Potential Gift Tax Pitfalls When Three Parties are Involved in a Life Insurance Situation

Planners should red flag every situation where one party owns a life insurance policy on the life of another and the proceeds are payable to a third party (commonly known as the “Goodman Triangle” as a result of a well-known court case4 ). Sometimes, in business cases, the situation results in income tax problems, while in other situations it causes serious and unexpected gift tax problems. Indirect, but nevertheless taxable, gifts can occur where one party (e.g., a wife) owns a policy on the life of a second party (e.g., a husband) and makes the proceeds payable to a third party (e.g., the couple’s children).

Example. Charlee Sterling purchases a $1,000,000 policy on the life of her husband Rob and names their son Max as beneficiary.

At the death of the husband, the wife is deemed to have made a gift to her son in the amount of the $1,000,000 policy proceeds. The reason for this harsh result is this: Generally when a policy-owner-client names a beneficiary (other than the client’s estate) as beneficiary, the client is technically making a gift to that party. The reason no gift tax is imposed at that moment, in most cases, is because that gift remains incomplete until the policyowner no longer has the right to change that beneficiary designation. Retention of a power to revoke a gift renders the gift incomplete and therefore not taxable until the power is released or lapses.

Conversely, if the policyowner makes the policy beneficiary designation irrevocable, at that moment, a completed gift has been made. From that point on, every time a premium is paid, a further gift is made. Worse yet, since the gift is contingent upon the insured’s death, it would be considered a future-interest gift and therefore will not qualify for the annual exclusion.

When there is a three-party situation, the gift becomes irrevocable when the insured dies. The gift that the policyowner makes when a third party is designated as beneficiary changes from uncompleted to completed at the insured’s death. Thus, a taxable event occurs in that instant. The amount of the gift is the entire amount of proceeds paid to someone other than the policyowner. So, in the example above, the wife Charlee is deemed to be making a gift of $1,000,000 to her son Max at the moment of her husband’s death.

The following common examples of the gift tax version of the three-party situation will serve both as a warning and a review for planners:

Example 1. A wife owns a policy on her husband’s life. She names her children as beneficiaries.
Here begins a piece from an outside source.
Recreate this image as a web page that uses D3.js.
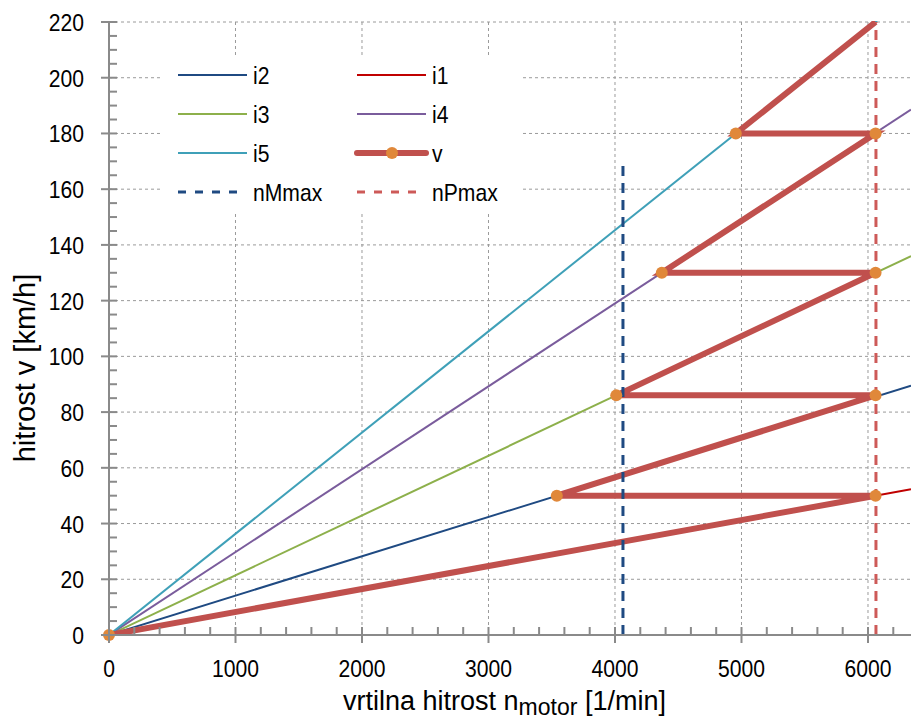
<!DOCTYPE html>
<meta charset="utf-8">
<script src="https://cdn.jsdelivr.net/npm/d3@7"></script>
<style>
  body { margin: 0; background: #fff; }
  text { font-family: "Liberation Sans", Arial, sans-serif; fill: #000; }
</style>
<div id="chart"></div>
<script>
// gear lines: speed reached at the right edge of the plot (rpm = rpmEdge)
var gears = ["i1", "i2", "i3", "i4", "i5"];
var rpmEdge = 6340;
var gearSpeedAtEdge = [52.3, 89.5, 136, 188.6, 230.3];
var gearColors = ["#c00000", "#1f4a82", "#8db04b", "#7a5c9c", "#3fa0b8"];

// saw-tooth v curve (shifting at nPmax)
var vRpm   = [0, 6060, 3540, 6060, 4010, 6060, 4370, 6060, 4955, 6060];
var vSpeed = [0,   50,   50,   86,   86,  130,  130,  180,  180,  220];

var nMmax = 4063, nMmaxTop = 170;
var nPmax = 6063, nPmaxTop = 220;

var xTicks = [0, 1000, 2000, 3000, 4000, 5000, 6000];
var yTicks = [0, 20, 40, 60, 80, 100, 120, 140, 160, 180, 200, 220];

var width = 911, height = 720;
var m = {l: 109, r: 911, t: 22, b: 635};
var narrow = 0.88;

var svg = d3.select("#chart").append("svg")
    .attr("width", width)
    .attr("height", height);

var x = d3.scaleLinear().domain([0, rpmEdge]).range([m.l, m.r]);
var y = d3.scaleLinear().domain([0, 220]).range([m.b, m.t]);

svg.append("clipPath").attr("id", "plot")
  .append("rect").attr("x", m.l).attr("y", m.t - 1)
    .attr("width", m.r - m.l).attr("height", m.b - m.t + 1);

// narrow text helper (reference uses a condensed face)
function ntext(g, px, py, str, size, anchor) {
  return g.append("text")
    .attr("transform", "translate(" + px + "," + py + ") scale(" + narrow + ",1)")
    .attr("text-anchor", anchor || "start")
    .style("font-size", size + "px")
    .text(str);
}

// grid
var grid = svg.append("g").attr("stroke", "#9a9a9a").attr("stroke-dasharray", "3,3").attr("stroke-width", 1);
grid.selectAll(".gx").data(xTicks.slice(1)).enter().append("line")
  .attr("x1", d => x(d)).attr("x2", d => x(d)).attr("y1", m.t).attr("y2", m.b);
grid.selectAll(".gy").data(yTicks.slice(1)).enter().append("line")
  .attr("x1", m.l).attr("x2", m.r).attr("y1", d => y(d)).attr("y2", d => y(d));

var plot = svg.append("g").attr("clip-path", "url(#plot)");
var line = d3.line().x(d => x(d[0])).y(d => y(d[1]));

// gear lines
gears.forEach(function(g, i) {
  plot.append("path")
    .attr("d", line([[0, 0], [rpmEdge, gearSpeedAtEdge[i]]]))
    .attr("fill", "none").attr("stroke", gearColors[i]).attr("stroke-width", 2);
});

// v
var vPts = vRpm.map((r, i) => [r, vSpeed[i]]);
plot.append("path").attr("d", line(vPts))
  .attr("fill", "none").attr("stroke", "#c0504d").attr("stroke-width", 6);

// dashed limits
plot.append("line").attr("x1", x(nMmax)).attr("x2", x(nMmax))
  .attr("y1", y(0)).attr("y2", y(nMmaxTop))
  .attr("stroke", "#1f4a82").attr("stroke-width", 3).attr("stroke-dasharray", "10,7");
plot.append("line").attr("x1", x(nPmax)).attr("x2", x(nPmax))
  .attr("y1", y(0)).attr("y2", y(nPmaxTop))
  .attr("stroke", "#cd5a58").attr("stroke-width", 3).attr("stroke-dasharray", "10,7");

// markers (last point sits on the top edge, no marker)
svg.selectAll(".mk").data(vPts.slice(0, -1)).enter().append("circle")
  .attr("cx", d => x(d[0])).attr("cy", d => y(d[1])).attr("r", 6)
  .attr("fill", "#e0883a");

// axes
var ax = svg.append("g").attr("stroke", "#8a8a8a").attr("stroke-width", 2);
ax.append("line").attr("x1", m.l).attr("x2", m.l).attr("y1", m.t).attr("y2", m.b);
ax.append("line").attr("x1", m.l).attr("x2", m.r).attr("y1", m.b).attr("y2", m.b);

ax.selectAll(".xm").data(d3.range(0, rpmEdge, 200)).enter().append("line")
  .attr("x1", d => x(d)).attr("x2", d => x(d))
  .attr("y1", m.b - 8).attr("y2", d => d % 1000 === 0 ? m.b + 8 : m.b);
ax.selectAll(".ym").data(d3.range(0, 221, 5)).enter().append("line")
  .attr("y1", d => y(d)).attr("y2", d => y(d))
  .attr("x1", d => d % 20 === 0 ? m.l - 8 : m.l).attr("x2", m.l + 8);

xTicks.forEach(d => ntext(svg, x(d), 677, d, 24, "middle"));
yTicks.forEach(d => ntext(svg, 84, y(d) + 9, d, 24, "end"));

// axis titles
svg.append("text")
  .attr("transform", "translate(35,368) rotate(-90)")
  .attr("text-anchor", "middle").style("font-size", "29px")
  .text("hitrost v [km/h]");
var xt = svg.append("text").attr("x", 343).attr("y", 710)
  .style("font-size", "27px");
xt.append("tspan").text("vrtilna hitrost n");
xt.append("tspan").attr("dy", 5).style("font-size", "23px").text("motor");
xt.append("tspan").attr("dy", -5).text(" [1/min]");

// legend
var leg = svg.append("g");
leg.append("rect").attr("x", 160).attr("y", 55).attr("width", 360).attr("height", 157).attr("fill", "#fff");
var legItems = [
  {name: "i2", color: gearColors[1], col: 0, row: 0},
  {name: "i1", color: gearColors[0], col: 1, row: 0},
  {name: "i3", color: gearColors[2], col: 0, row: 1},
  {name: "i4", color: gearColors[3], col: 1, row: 1},
  {name: "i5", color: gearColors[4], col: 0, row: 2},
  {name: "v", color: "#c0504d", col: 1, row: 2, thick: true},
  {name: "nMmax", color: "#1f4a82", col: 0, row: 3, dash: true},
  {name: "nPmax", color: "#cd5a58", col: 1, row: 3, dash: true}
];
legItems.forEach(function(d) {
  var x0 = d.col === 0 ? 178 : 357;
  var yy = 75 + d.row * 39;
  var l = leg.append("line").attr("x1", x0).attr("x2", x0 + 69).attr("y1", yy).attr("y2", yy)
    .attr("stroke", d.color).attr("stroke-width", d.thick ? 6 : (d.dash ? 3 : 2));
  if (d.dash) l.attr("stroke-dasharray", "8,9").attr("x2", x0 + 66);
  if (d.thick) {
    l.attr("stroke-linecap", "round");
    leg.append("circle").attr("cx", x0 + 35).attr("cy", yy).attr("r", 6).attr("fill", "#e0883a");
  }
  ntext(leg, x0 + 75, yy + 9, d.name, 24);
});
</script>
When the husband dies, she is deemed to have made a gift to the children in the amount of the entire policy proceeds.

Example 2. A wife purchases a policy on her husband’s life. She revocably names a trust she previously established as beneficiary of the proceeds. The trust provides that income from trust assets is to be paid to her husband for life, but upon his death principal is to be split in equal shares between the couple’s children. A simultaneous death provision states that if the couple dies simultaneously, the wife would be presumed to have survived her husband. If the husband dies first or the couple does in fact die simultaneously, the wife will be deemed to have made a gift of the proceeds to her children. Had the trust been irrevocable, the annual premiums rather than the proceeds would have been the measure of the gifts.

Example 3. A husband creates a revocable living trust. Under the terms of the trust, income was payable to his wife for life. At her death, any principal in the trust was to pass to the couple’s children. The wife purchases a life insurance policy on her husband’s life and names the revocable trust established by her husband as beneficiary. Upon the husband’s death, the wife is deemed to have made a completed gift to her children equal to the entire proceeds less the present value of her right to a life income from the trust. If the wife had named the trust as irrevocable beneficiary, a completed gift would have been made at that time, but it would have been significantly less than the value of the proceeds.

The solution to all of the three-party problems is relatively simple: Where one party will purchase a policy on the life of another from an insurer, name the purchaser as both policy owner and beneficiary.